History Bytes: Newport & Bastille Day

July 13, 2012
Count de Custine-Sarreck, General in Chief French Army

Count de Custine-Sarreck, General in Chief French Army

During the American Revolution, Newporters were introduced to two foreign concepts: French Noblemen and Catholics. The officers sent by King Louis XVI to assist the American cause were wealthy aristocrats, of royal descent, with all of the trappings of the Court at Versailles. They were also practicing Catholics, a religion never encountered before by the descendants of radical Quakers and Baptists. The role of the French forces in the Revolution is widely known, but as Bastille Day approaches, we are reminded that life in Paris in the 1790s was far more frightening than anything experienced on the streets of Newport. The following is a list of some of the Officers who were in Newport who lost their lives to the Guillotine:

COLONEL ADAM-PHILLIPE, MARQUIS, COMTE DE CUSTINE-SARRECK – Marechal de Camp and quartered at Joseph Durfey’s house on Griffin Street (lower Touro Street).

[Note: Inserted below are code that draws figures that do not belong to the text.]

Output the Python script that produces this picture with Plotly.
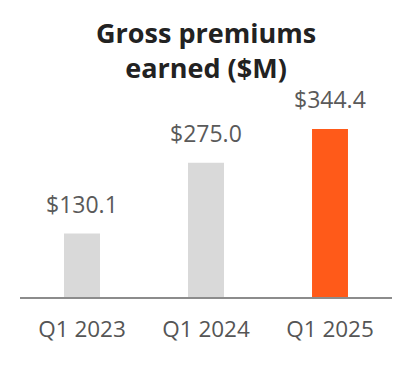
import plotly.graph_objects as go

categories = ["Q1 2023", "Q1 2024", "Q1 2025"]
values = [130.1, 275.0, 344.4]
labels = ["$130.1", "$275.0", "$344.4"]
colors = ["#d9d9d9", "#d9d9d9", "#ff5a19"]
title_text = "<b>Gross premiums<br>earned ($M)</b>"

FONT = "Open Sans"
TOP = 92
PLOT_H = 197

fig = go.Figure(go.Bar(x=categories, y=values, marker_color=colors,
                       marker_line_width=0, hoverinfo="skip"))

for c, v, t in zip(categories, values, labels):
    fig.add_annotation(x=c, y=v, text=t, showarrow=False, yanchor="bottom",
                       yshift=12, font=dict(family=FONT, size=23, color="#5a5a5a"))

# title, placed in paper coordinates above the plot area
fig.add_annotation(xref="paper", yref="paper", x=0.5, y=1 + (TOP - 4) / PLOT_H,
                   xanchor="center", yanchor="top", showarrow=False,
                   text=title_text,
                   font=dict(family=FONT, size=27, color="#222222"))

fig.update_layout(
    width=404, height=376,
    margin=dict(l=12, r=20, t=TOP, b=87, autoexpand=False),
    paper_bgcolor="white", plot_bgcolor="white",
    bargap=0.71,
    showlegend=False,
    xaxis=dict(showline=True, linecolor="#8c8c8c", linewidth=2, ticks="",
               tickfont=dict(family=FONT, size=22.5, color="#555555"),
               ticklabelstandoff=11, automargin=False, fixedrange=True),
    yaxis=dict(range=[0, 403.7], visible=False, fixedrange=True, automargin=False),
)

fig.write_html("out.html")
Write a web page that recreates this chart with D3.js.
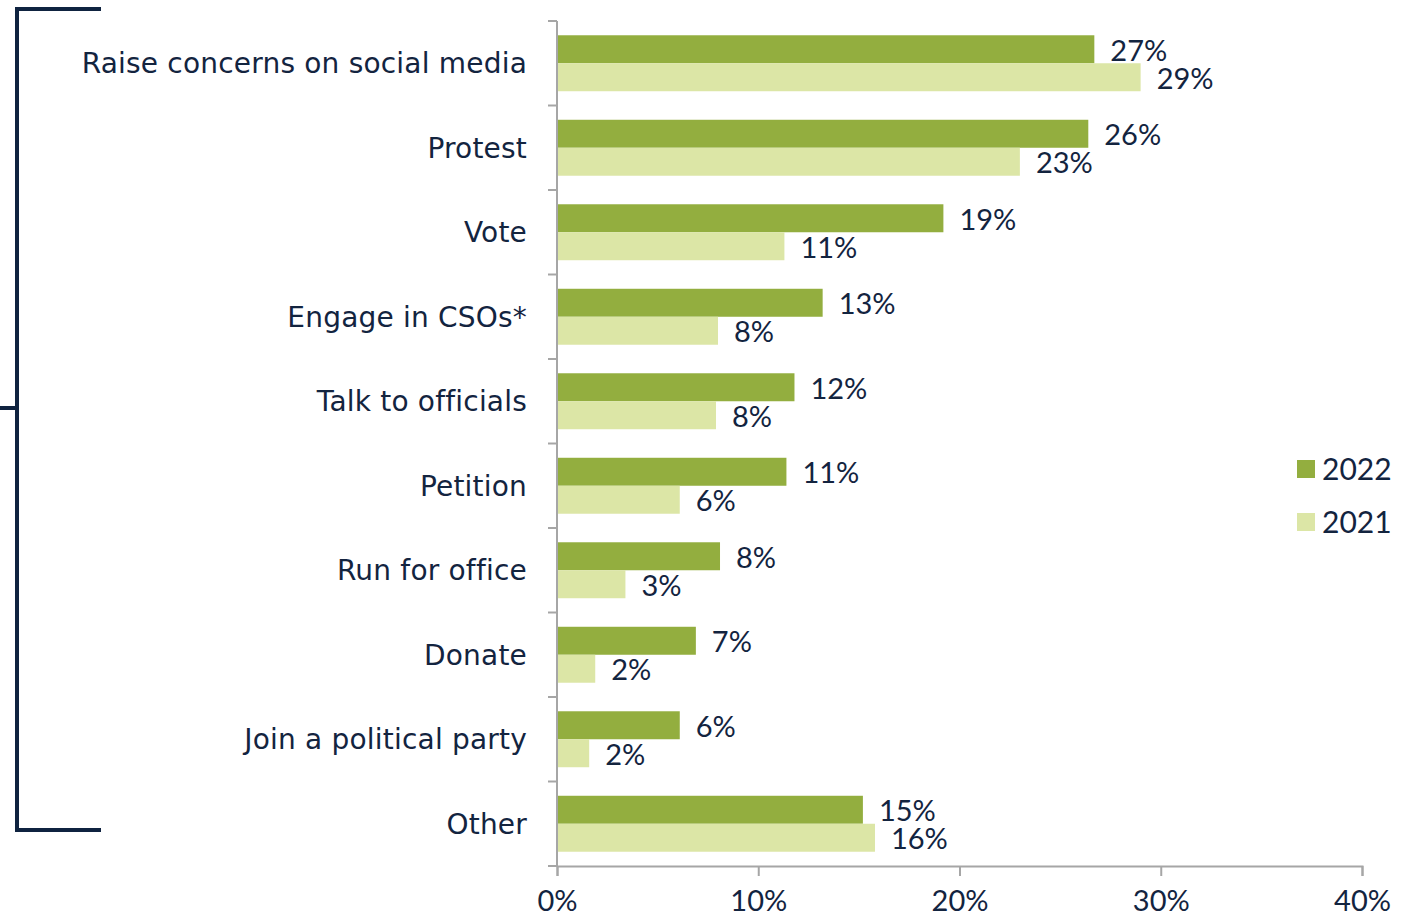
<!DOCTYPE html>
<html><head><meta charset="utf-8">
<script src="https://cdn.jsdelivr.net/npm/d3@7"></script>
<style>html,body{margin:0;padding:0;background:#fff;} svg{display:block;}</style>
</head><body>
<svg id="chart" width="1405" height="922"></svg>
<script>
const categories = ["Raise concerns on social media","Protest","Vote","Engage in CSOs*","Talk to officials","Petition","Run for office","Donate","Join a political party","Other"];
const series = ["2022","2021"];
const values2022 = [26.7, 26.4, 19.2, 13.2, 11.8, 11.4, 8.1, 6.9, 6.1, 15.2];
const values2021 = [29.0, 23.0, 11.3, 8.0, 7.9, 6.1, 3.4, 1.9, 1.6, 15.8];
const labels2022 = ["27%","26%","19%","13%","12%","11%","8%","7%","6%","15%"];
const labels2021 = ["29%","23%","11%","8%","8%","6%","3%","2%","2%","16%"];
const xTicks = [0, 10, 20, 30, 40];
const colors = {"2022": "#93ae3f", "2021": "#dce6a6"};
const textColor = "#13243f";
const font = "Lato, 'Open Sans', sans-serif";
const catFont = "'DejaVu Sans', sans-serif";

(function () {
const svg = d3.select("#chart");
const pLeft = 557, pRight = 1362, pTop = 21, pBottom = 866;
const x = d3.scaleLinear().domain([0, 40]).range([pLeft, pRight]);
const y = d3.scaleBand().domain(categories).range([pTop, pBottom]).padding(0);
const ySub = d3.scaleBand().domain(series).range([0, y.bandwidth()]).paddingInner(0).paddingOuter(0.51);

const rows = categories.map((c, i) => ({cat: c, vals: [
  {s: "2022", v: values2022[i], l: labels2022[i]},
  {s: "2021", v: values2021[i], l: labels2021[i]}]}));

const g = svg.append("g");
const rowG = g.selectAll("g.row").data(rows).join("g")
  .attr("transform", d => `translate(0,${y(d.cat)})`);
rowG.selectAll("rect").data(d => d.vals).join("rect")
  .attr("x", x(0)).attr("y", d => ySub(d.s))
  .attr("width", d => x(d.v) - x(0)).attr("height", ySub.bandwidth())
  .attr("fill", d => colors[d.s]);
rowG.selectAll("text.val").data(d => d.vals).join("text").attr("class", "val")
  .attr("x", d => x(d.v) + 16).attr("y", d => ySub(d.s) + ySub.bandwidth() / 2 + 1)
  .attr("dy", "0.36em").attr("fill", textColor)
  .style("font-family", font).style("font-size", "29px")
  .text(d => d.l);

g.selectAll("text.cat").data(categories).join("text").attr("class", "cat")
  .attr("x", 527).attr("y", d => y(d) + y.bandwidth() / 2)
  .attr("dy", "0.36em").attr("text-anchor", "end").attr("fill", textColor)
  .style("font-family", catFont).style("font-size", "28px").style("letter-spacing", "0.2px")
  .text(d => d);

const axisColor = "#a6a6a6";
g.append("line").attr("x1", pLeft).attr("x2", pLeft).attr("y1", pTop).attr("y2", pBottom)
  .attr("stroke", axisColor).attr("stroke-width", 2);
const bounds = categories.map(c => y(c)).concat([pBottom]);
g.selectAll("line.ytick").data(bounds).join("line").attr("class", "ytick")
  .attr("x1", pLeft - 9).attr("x2", pLeft).attr("y1", d => d).attr("y2", d => d)
  .attr("stroke", axisColor).attr("stroke-width", 2);

const xAxis = g.append("g").attr("transform", `translate(0,${pBottom})`)
  .call(d3.axisBottom(x).tickValues(xTicks).tickFormat(d => d + "%").tickSize(10).tickPadding(14));
xAxis.select(".domain").attr("stroke", axisColor).attr("stroke-width", 2);
xAxis.selectAll(".tick line").attr("stroke", axisColor).attr("stroke-width", 2);
xAxis.selectAll(".tick text").attr("fill", textColor)
  .style("font-family", font).style("font-size", "29px");

const leg = svg.append("g");
series.forEach((s, i) => {
  const ly = 469 + i * 53;
  leg.append("rect").attr("x", 1297).attr("y", ly - 9).attr("width", 18).attr("height", 18).attr("fill", colors[s]);
  leg.append("text").attr("x", 1322).attr("y", ly).attr("dy", "0.36em").attr("fill", textColor)
    .style("font-family", font).style("font-size", "30px").text(s);
});

const bc = "#0f2340";
const br = svg.append("g").attr("stroke", bc).attr("stroke-width", 4).attr("fill", "none");
br.append("path").attr("d", "M101,9 H17 V830 H101");
br.append("line").attr("x1", 0).attr("x2", 17).attr("y1", 408).attr("y2", 408);
})();
</script>
</body></html>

COLONEL ARMOND-LOUIS DE GONTAUT, DUC DE LAUZON – Inspector of the Legion of Volunteers quartered at Deborah Malbone Hunter’s house on Thames Street.

MAJOR GENERAL ANTIONE CHARLES DU HOUX, BARON DE VIOMENIL – Second in Command after Rochambeau, quartered with his son Charles at Joseph Wanton’s house on Thames Street (currently the site of the Banana Republic store).  Died of gun shot wounds during Royalist uprising at the Tuileries.

Marquis de Viomenil, Marshal of France

Marquis de Viomenil, Marshal of France

LT. COLONEL LOUIS-MARIE-ANTIONE, VICOMTE DE NOAILLES – Regimental leader quartered with “Quaker” Thomas Robinson family on Water Street (now Washington Street). He maintained a close relationship with the family until his death in 1804, as chronicled by his correspondence in the Newport Historical Society’s collections. His wife was the sister-in-law of Lafayette. She lost her life, as did her mother and grandmother, as well as his parents, by the Guillotine at the Conciergerie in Paris on 27 June 1794.